L'observation suivante, due au docteur Marcel Nathan, montre les rapports étroits qui unissent le scrupule à l'obsession et à la phobie.
« Depuis sa première communion, Amélie, âgée de 40 ans, présente des scrupules et des phobies diverses. Ses scrupules sont surtout d'ordre religieux; elle a fait, dit-elle, une confession incomplète, donc sacrilège; sa communion est nulle, elle demeure donc en état de péché. Comme dans tous les cas de ce genre, elle est incapable de spécifier le péché omis; aussi, toujours inquiète, va-t-elle de confesseur en confesseur, les trouvant toujours trop indulgents à son égard. »
Plus graves encore sont les idées fixes impulsives qui, le plus souvent, ne font qu'opposer la volonté du malade à une volonté en quelque sorte parasite, mais qui, parfois aussi, aboutissent à des actes répréhensibles ou même cri-minels comme c'est le cas par exemple pour le kleptomane* qui vole non pour se procurer ce dont il a besoin mais pour voler, et le fait du pyromane qui met le feu à une maison non pour se venger mais pour assister à un bel incendie.
Quelquefois le malade suscite et organise, si l'on peut dire, ses propres tourments. C'est ce que montre l'exemple suivant rapporté par H. Claude et Lévy-Valensi dans leur ouvrage Les États Anxieux. Il s'agit d'une jeune fille belge qui décrit l'état dans lequel elle est tombée à la suite de chocs émotionnels provoqués par une mésentente familiale.
« Mon esprit, toujours malgré ma volonté, ne peut sup-porter un instant de bonheur et cherche toujours des pensées anormales pour me faire souffrir.
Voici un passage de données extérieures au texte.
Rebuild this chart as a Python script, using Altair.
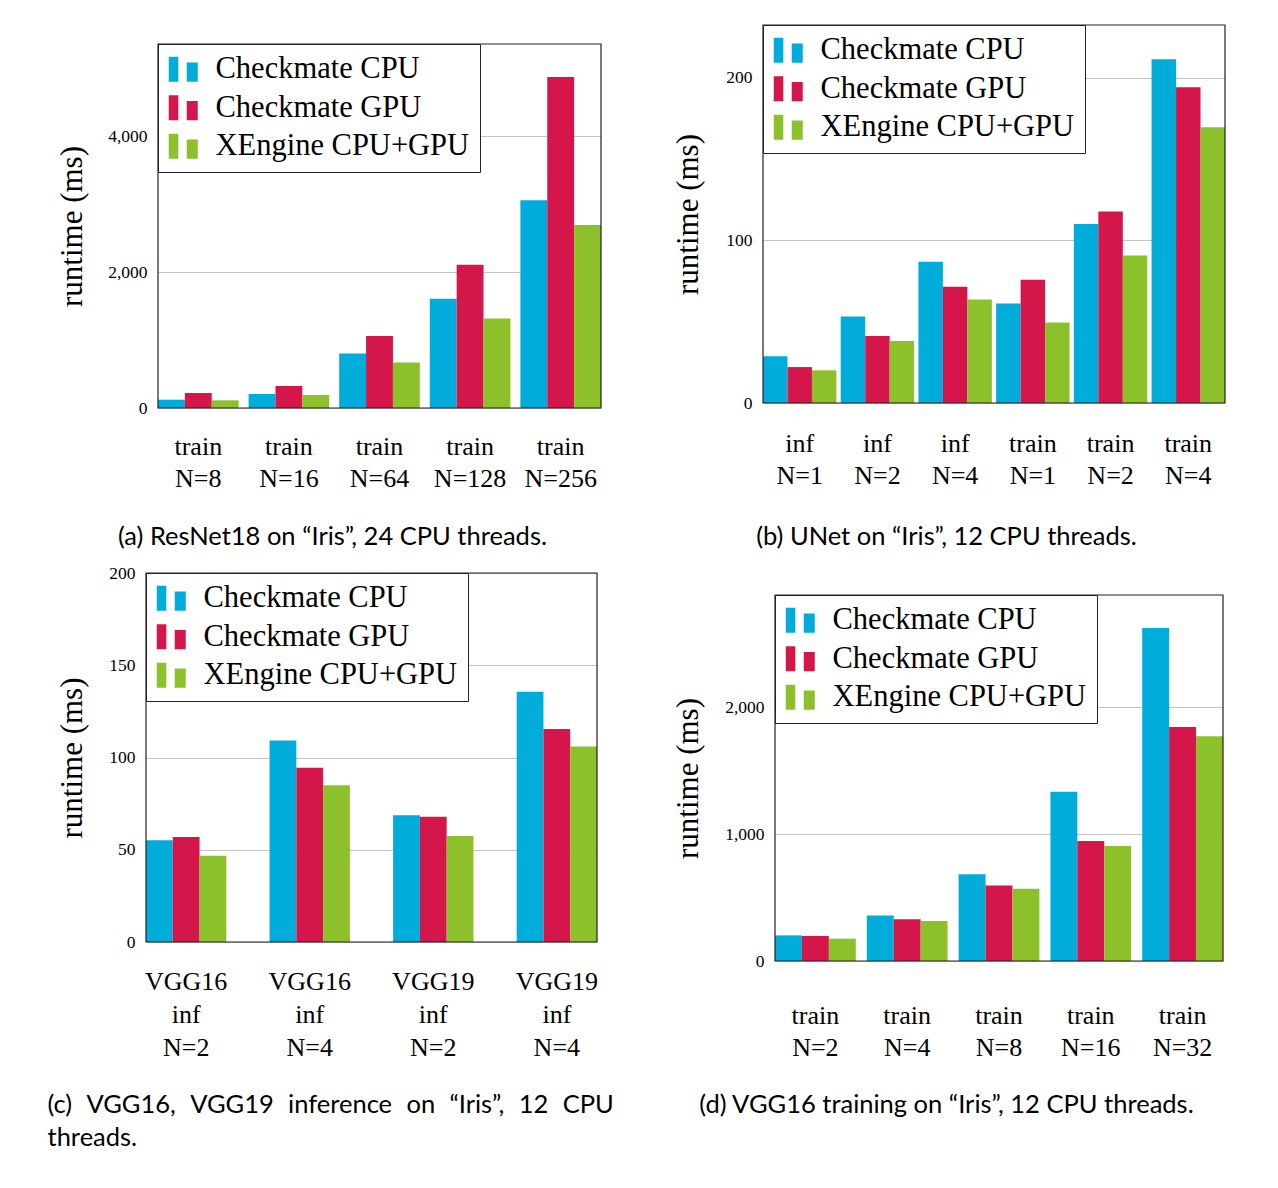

Si je vois qu'une pensée ne procure en moi aucune souffrance, je l'abandonne; si je sens qu'elle doit me porter préjudice, m'empêcher d'arriver à un but, de prendre un plaisir, mon esprit s'y cramponne comme pour me torturer, et, quoi que je fasse, je ne puis détacher ma pensée de cette idée torturante. Mon esprit se complaît ainsi à se torturer malgré ma volonté consciente.
« Ainsi, l'an dernier, j'étais en projet de mariage avec un jeune homme. Toutes les fois que ce dernier venait me voir, mon esprit ne pouvait s'abstenir de chercher quelque chose pour m'empêcher d'être normale; la plupart du temps je choisissais l'obsession de bégayer, toujours malgré ma volonté; je cherchais de toutes mes forces à repousser cette idée, rien n'y faisait. Pendant toute la durée de la visite, je souffrais atrocement, ne pouvant chasser cette pensée; après la visite, l'obsession (si je peux appeler cela une obsession) disparaissait d'elle-même sans que je tisse pour cela le moindre effort. »
L'affaiblissement de la volonté peut se traduire égale-ment par un défaut d'attention comme cela a lieu à un degré élevé chez les idiots et chez les crétins.